- The paper introduces MinerU, a multi-module parsing solution that significantly enhances document content extraction precision.
- The paper leverages specialized models, including UniMERNet and YOLO-based systems, to deliver robust layout and formula recognition.
- The paper highlights MinerU's practical impact as an open-source project that accelerates research and improves document analysis workflows.
The paper "MinerU: An Open-Source Solution for Precise Document Content Extraction," authored by researchers from the Shanghai Artificial Intelligence Laboratory, presents an advanced toolchain for document content extraction. This toolchain, named MinerU, promises significant improvements in extracting high-quality content from a wide variety of documents. The authors articulate the challenges in document content analysis and propose MinerU as an innovative solution leveraging models from the PDF-Extract-Kit, combined with sophisticated preprocessing and post-processing rules.

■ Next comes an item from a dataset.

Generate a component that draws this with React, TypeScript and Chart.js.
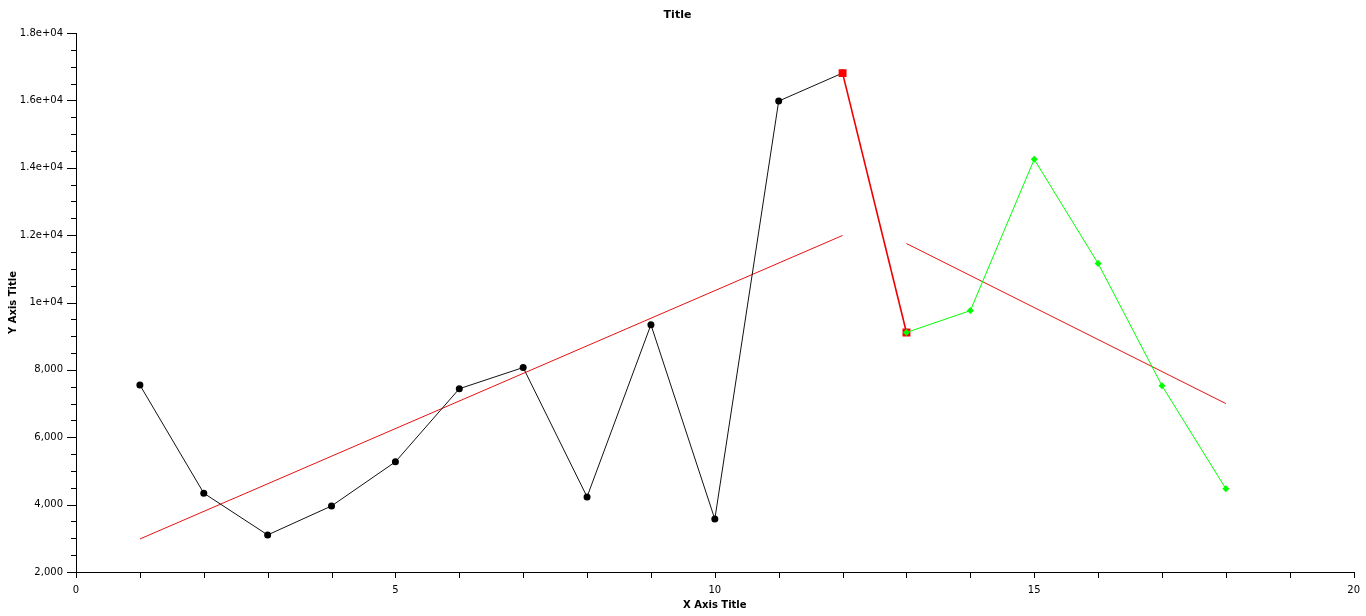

Technical Approaches and Core Components
The primary technical approach in MinerU is multi-module document parsing. This strategy dissects documents into different regions, such as text blocks, tables, and formulas, each processed by specialized recognition models. The core components of MinerU include:
- Layout Detection: Utilizing fine-tuned models, MinerU identifies distinct document regions with high precision, including titles, paragraphs, images, and tables.
- Formula Detection: Dedicated models recognize inline and displayed formulas, crucial for maintaining the integrity of scientific documents.
- OCR: Integrated OCR processes text within identified regions, ensuring the reading order is preserved.
- Table Recognition: By leveraging models such as TableMaster and StructEqTable, MinerU effectively processes complex tables from diverse documents.
- Formula Recognition: The UniMERNet model, trained on the UniMER-1M dataset, excels in recognizing a variety of formulas, outperforming other open-source and some commercial solutions.
Framework Workflow
MinerU's workflow is divided into four stages:
- Document Preprocessing: Filtering out non-processable PDFs and extracting metadata (e.g., language type, page dimensions).
- Document Content Parsing: Using the PDF-Extract-Kit for layout analysis, formula detection, OCR, and table recognition.
- Document Content Post-Processing: Adjusting content order by resolving overlaps and stitching segmented content according to human reading sequences.
- Format Conversion: Converting processed content into machine-readable formats, such as Markdown or JSON, to meet user needs.
Evaluation and Results
The paper presents a methodical evaluation of MinerU, comparing its performance against state-of-the-art open-source models. The evaluation encompasses:
- Layout Detection: MinerU's layout detection models showed superior performance in terms of mAP and AR50 across diverse datasets, significantly outperforming competitive models like DocXchain and LayoutLMv3.
- Formula Detection: MinerU's YOLO-based models surpassed Pix2Text-MFD, demonstrating higher accuracy and robustness to varied document types.
- Formula Recognition: The UniMERNet model exhibited strong results on the UniMER-Test dataset, with high CDM scores indicative of robust performance across different formula representations.
Implications and Future Directions
MinerU's ability to handle diverse document types, including academic papers, textbooks, and financial reports, suggests wide-ranging practical and theoretical implications. The tool's adaptability enhances the quality and consistency of content extraction, potentially accelerating research and development in fields relying heavily on document analysis. The availability of MinerU as an open-source project (https://github.com/opendatalab/MinerU) further facilitates community contributions and integrations into existing workflows.
Future developments envisioned by the authors include:
- Core Component Enhancement: Continued iteration on current models and introduction of new models to refine document extraction capabilities.
- Usability and Speed Optimization: Improvements in the processing pipeline to boost speed and user experience, alongside efficient online inference services.
- Benchmark Construction: Establishing a systematic evaluation benchmark for diverse documents to provide clear comparisons with other state-of-the-art methods.
Conclusion
The MinerU tool represents a significant advancement in the domain of document content extraction. By leveraging sophisticated model ensembles and tailored workflows, MinerU addresses the diverse nature of document structures with high precision. The paper's detailed evaluations affirm MinerU's capability to substantially elevate the quality and consistency of extracted content, setting a new standard for open-source solutions in this critical research area.